Integrations
Charity CRM and accounting software in Australia: how the stacks actually fit together
Quick answer: No single platform in the Australian charity / NFP space is consistently described by operators as covering donor management, accounting, event ticketing, grants management, volunteer coordination and email marketing equally well. The category leaders (Blackbaud Raiser’s Edge, Funraisin, GiveNow, Salesforce NPSP) each cover a strong subset and integrate to fill the rest. For accounting, charities almost universally land on Xero, sometimes MYOB — treated as the financial source of truth, with the CRM feeding it. Choosing a CRM is therefore really choosing the centre of a stack, not a single product. The integrations connecting the centre to accounting, email and event tools are where most operational pain lives.

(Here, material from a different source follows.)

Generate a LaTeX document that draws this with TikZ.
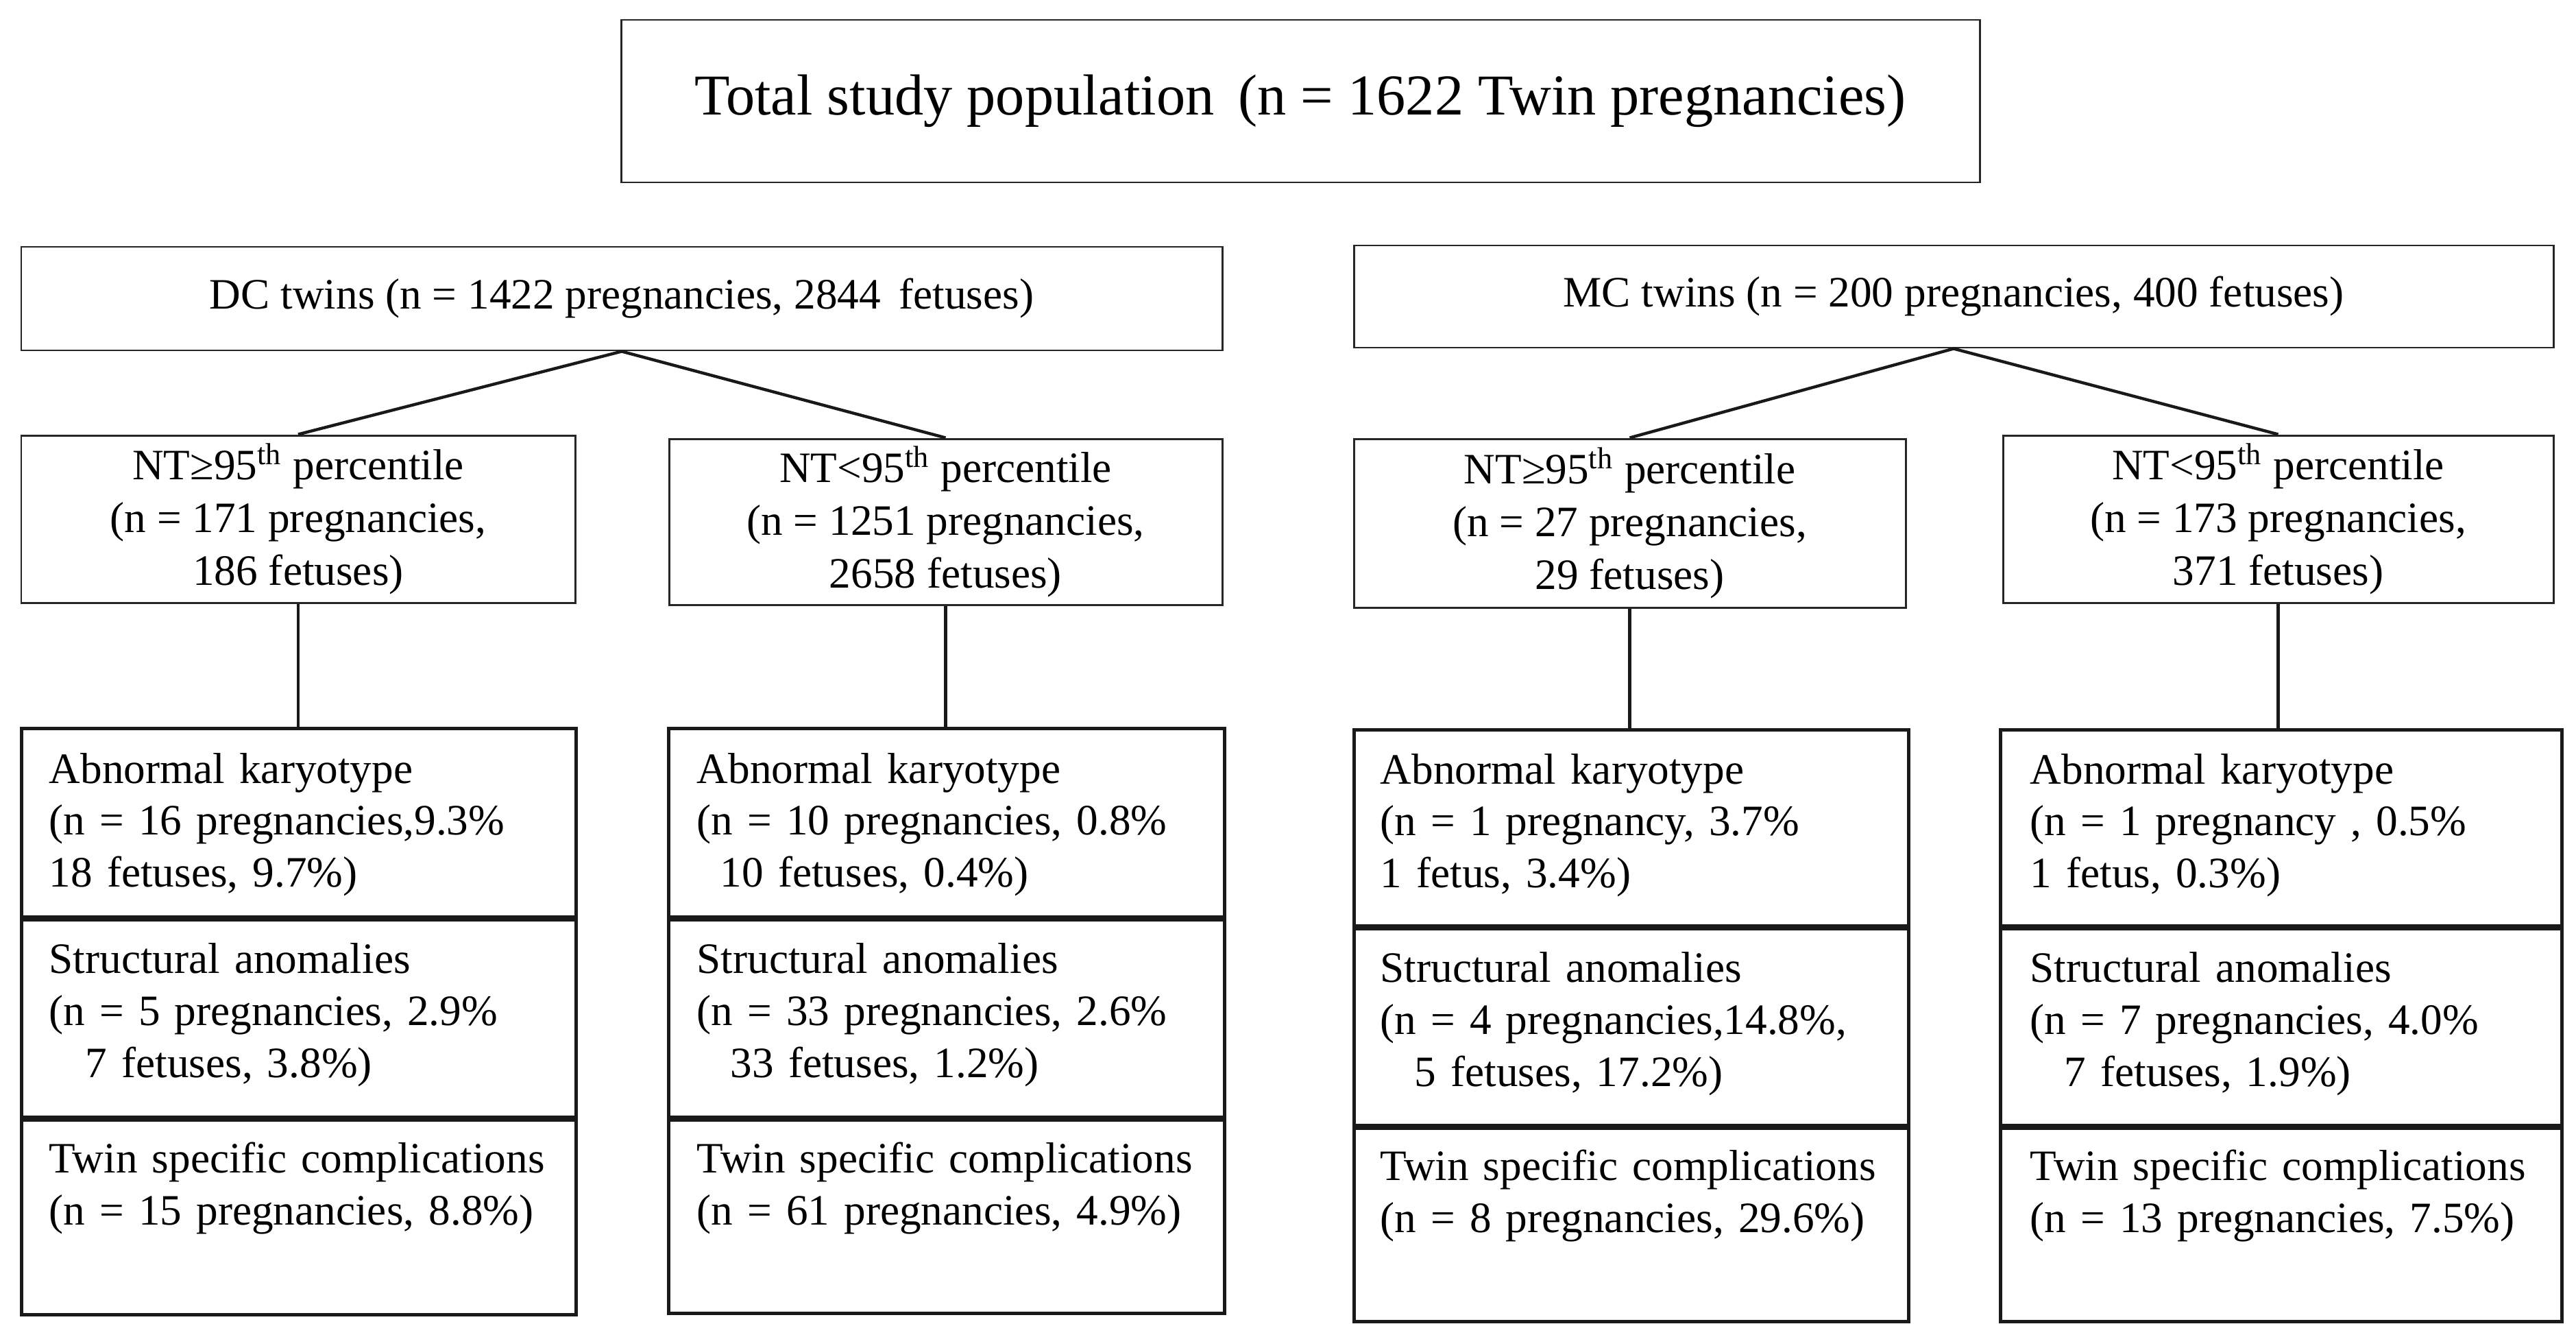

Walk into ten Australian charity offices and you’ll find ten different stacks. The common mix: a CRM or donor-management product, accounting software (almost always Xero, sometimes MYOB), an email marketing tool, an event-ticketing tool, and a website that takes online donations. The question that surfaces repeatedly — usually after a board treasurer asks why three reports show three different income totals — is how those tools are wired together.
The accounting question gets asked most often as a standalone. “What accounting software should our charity use?” In our experience, the answer is the same as for most Australian small businesses — Xero by default, MYOB if the bookkeeper is already on it or there’s a long-standing comfort with it. Where charities differ is the integration with the CRM: the donations flowing in, the fees being captured, the GST treatment being applied correctly, the audit-trail being recoverable when ACNC asks for it. That integration is where almost all the practical pain sits.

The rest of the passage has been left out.